Pfarrer- und Laieninitiativen wollen mit diesem Schritt die ihrer Ansicht nach längst fälligen, innerkirchlichen Reformen forcieren. „Muss erst ganz Österreich zu einer einzigen Pfarre schrumpfen oder die Selbstmordrate deutlich steigen, damit die Herren auf den Bischofsstühlen einen Notstand in der Kirche erkennen?“, heißt es in der Aussendung von „Wir sind Kirche“.

Vor dem Hintergrund des Aufrufs der Pfarrerinitiative ist auch eine Predigt Kardinal Christoph Schönborns zu verstehen. Bei der Weihe von acht neuen Priestern am vergangenen Freitag im Stephansdom meinte er – bereits in Kenntnis des Textes der Erklärung von Schüller & Co. – in deutlichen Worten: Er lege den Priestern nahe, sich an ihr bei der Weihe abgelegtes Gehorsamsversprechen zu halten; Gehorsam und Ehrfurcht seien „von vitaler Bedeutung für die Gemeinschaft der Kirche“, so Schönborn.

Schönborn: Nicht über die Medien

Gehorsam heiße auch, dem Bischof Unangenehmes sagen zu können, „aber nicht über die Medien, sondern von Angesicht zu Angesicht“.

Zu Wort gemeldet hatte sich bereits am Montag unmittelbar nach dem Bekanntwerden der Forderungen der Pfarrerinitiative der Grazer Bischof Egon Kapellari – nach (inhaltlicher) Absprache mit Kardinal Schönborn. Der Aufruf zu Ungehorsam gefährde die „gemeinsame Gestalt der Weltkirche“.
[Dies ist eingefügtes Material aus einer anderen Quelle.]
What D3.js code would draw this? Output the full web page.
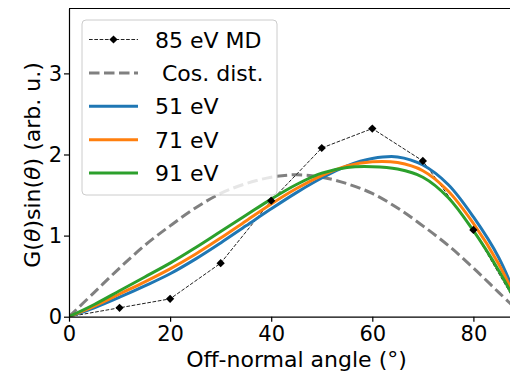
<!DOCTYPE html>
<html>
<head>
<meta charset="utf-8">
<script src="https://cdn.jsdelivr.net/npm/d3@7/dist/d3.min.js"></script>
<style>
  html, body { margin: 0; padding: 0; background: #fff; }
  svg { display: block; }
  text { font-family: "DejaVu Sans", sans-serif; fill: #000; }
</style>
</head>
<body>
<svg id="chart" width="510" height="372"></svg>
<script>
// Angular distributions G(θ)sin(θ) versus off-normal angle (degrees)
const angles = [0, 5, 10, 15, 20, 25, 30, 35, 40, 45, 50, 55, 60, 65, 70, 75, 80, 85, 90];
const cosDist = [0, 0.30, 0.60, 0.88, 1.12, 1.34, 1.52, 1.64, 1.72, 1.75, 1.72, 1.64, 1.52, 1.34, 1.12, 0.88, 0.60, 0.30, 0];
const e51 = [0, 0.11, 0.24, 0.38, 0.53, 0.71, 0.91, 1.12, 1.33, 1.53, 1.71, 1.86, 1.95, 1.97, 1.87, 1.63, 1.23, 0.73, 0];
const e71 = [0, 0.13, 0.28, 0.43, 0.59, 0.77, 0.97, 1.18, 1.39, 1.58, 1.74, 1.86, 1.91, 1.90, 1.80, 1.55, 1.15, 0.65, 0];
const e91 = [0, 0.15, 0.32, 0.49, 0.66, 0.85, 1.05, 1.25, 1.45, 1.63, 1.77, 1.84, 1.85, 1.82, 1.72, 1.47, 1.06, 0.57, 0];

// Molecular dynamics result at 85 eV
const mdAngles = [0, 10, 20, 30, 40, 50, 60, 70, 80, 90];
const md85 = [0, 0.11, 0.22, 0.66, 1.43, 2.08, 2.32, 1.92, 1.07, 0];

const xTicks = [0, 20, 40, 60, 80];
const yTicks = [0, 1, 2, 3];

const seriesNames = ["85 eV MD", " Cos. dist.", "51 eV", "71 eV", "91 eV"];
const colors = { c51: "#1f77b4", c71: "#ff7f0e", c91: "#2ca02c", cos: "#808080", md: "#222" };

const svg = d3.select("#chart");
const plotLeft = 69, plotBottom = 316.7, plotTop = 8.5;
const x = d3.scaleLinear().domain([0, 90]).range([plotLeft, plotLeft + 90 * 5.055]);
const y = d3.scaleLinear().domain([0, 3.8]).range([plotBottom, plotTop]);

svg.append("defs").append("clipPath").attr("id", "plotClip")
  .append("rect")
  .attr("x", x(0)).attr("y", y(3.8))
  .attr("width", x(90) - x(0)).attr("height", y(0) - y(3.8));

const plot = svg.append("g").attr("clip-path", "url(#plotClip)");

const lineOf = (xs, ys, curve) => d3.line()
  .x((d, i) => x(xs[i])).y(d => y(d)).curve(curve)(ys);

// Cosine reference distribution
plot.append("path")
  .attr("d", lineOf(angles, cosDist, d3.curveCatmullRom))
  .attr("fill", "none").attr("stroke", colors.cos)
  .attr("stroke-width", 3).attr("stroke-dasharray", "10.5,4.5");

// MD line
plot.append("path")
  .attr("d", lineOf(mdAngles, md85, d3.curveLinear))
  .attr("fill", "none").attr("stroke", colors.md)
  .attr("stroke-width", 1).attr("stroke-dasharray", "3.7,1.6");

// Energy series
[[e51, colors.c51], [e71, colors.c71], [e91, colors.c91]].forEach(([vals, c]) => {
  plot.append("path")
    .attr("d", lineOf(angles, vals, d3.curveCatmullRom))
    .attr("fill", "none").attr("stroke", c).attr("stroke-width", 3);
});

// MD markers
const diamond = d3.symbol().type(d3.symbolSquare).size(34);
plot.selectAll(".md")
  .data(mdAngles.map((a, i) => [a, md85[i]]).filter(d => d[1] > 0))
  .join("path")
  .attr("d", diamond)
  .attr("transform", d => `translate(${x(d[0])},${y(d[1])}) rotate(45)`)
  .attr("fill", "#000");

// Axes
const fs = 22, tfs = 21;
const xAxis = svg.append("g").attr("transform", `translate(0,${plotBottom})`)
  .call(d3.axisBottom(x).tickValues(xTicks).tickFormat(d3.format("d"))
    .tickSize(5).tickPadding(4).tickSizeOuter(0));
const yAxis = svg.append("g").attr("transform", `translate(${plotLeft},0)`)
  .call(d3.axisLeft(y).tickValues(yTicks).tickFormat(d3.format("d"))
    .tickSize(5).tickPadding(2).tickSizeOuter(0));
[xAxis, yAxis].forEach(g => {
  g.selectAll("text").style("font-size", tfs + "px").attr("fill", "#000");
  g.selectAll("line").attr("stroke", "#000").attr("stroke-width", 1.2);
  g.select(".domain").attr("stroke", "#000").attr("stroke-width", 1.2);
});
// top spine
svg.append("line")
  .attr("x1", plotLeft).attr("x2", x(90)).attr("y1", plotTop).attr("y2", plotTop)
  .attr("stroke", "#000").attr("stroke-width", 1.2);

// Axis titles
svg.append("text")
  .attr("x", (x(0) + x(90)) / 2).attr("y", 367)
  .attr("text-anchor", "middle").style("font-size", fs + "px")
  .text("Off-normal angle (°)");

const yl = svg.append("text")
  .attr("transform", `translate(40,${165}) rotate(-90)`)
  .attr("text-anchor", "middle").style("font-size", fs + "px");
yl.append("tspan").text("G(");
yl.append("tspan").style("font-style", "italic").text("θ");
yl.append("tspan").text(")sin(");
yl.append("tspan").style("font-style", "italic").text("θ");
yl.append("tspan").text(") (arb. u.)");

// Legend
const lg = svg.append("g");
lg.append("rect")
  .attr("x", 82).attr("y", 20).attr("width", 195).attr("height", 175)
  .attr("rx", 4).attr("fill", "#fff").attr("fill-opacity", 0.8)
  .attr("stroke", "#ccc").attr("stroke-width", 1);

const rowY = i => 39.5 + i * 33.4;
const hx0 = 89, hx1 = 138, tx = 155;
const handles = [
  { color: colors.md, w: 1, dash: "3.7,1.6", marker: true },
  { color: colors.cos, w: 3, dash: "10.5,4.5" },
  { color: colors.c51, w: 3 },
  { color: colors.c71, w: 3 },
  { color: colors.c91, w: 3 }
];
handles.forEach((h, i) => {
  lg.append("line")
    .attr("x1", hx0).attr("x2", hx1).attr("y1", rowY(i)).attr("y2", rowY(i))
    .attr("stroke", h.color).attr("stroke-width", h.w)
    .attr("stroke-dasharray", h.dash || null);
  if (h.marker) {
    lg.append("path").attr("d", diamond)
      .attr("transform", `translate(${(hx0 + hx1) / 2},${rowY(i)}) rotate(45)`)
      .attr("fill", "#000");
  }
  lg.append("text")
    .attr("x", tx).attr("y", rowY(i) + 8)
    .style("font-size", fs + "px").style("white-space", "pre")
    .text(seriesNames[i]);
});
</script>
</body>
</html>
Davon unbeirrt will die Laieninitiative ihre Arbeit fortsetzen. Im heurigen Herbst ist eine Tagung zum Thema „Eucharistiefeier in priesterlosen Gemeinden“ geplant.

Auf einen Blick

Konflikt. Am Montag hat die Pfarrerinitiative zu „Ungehorsam“ gegen Rom aufgerufen – und wird nun von den Reformbewegungen unterstützt. Pfarrer- und Laieninitiativen wollen damit innerkirchliche Reformen forcieren. Kardinal Schönborn hat indessen betont, dass Gehorsam von „vitaler Bedeutung“ für die Kirchengemeinschaft sei.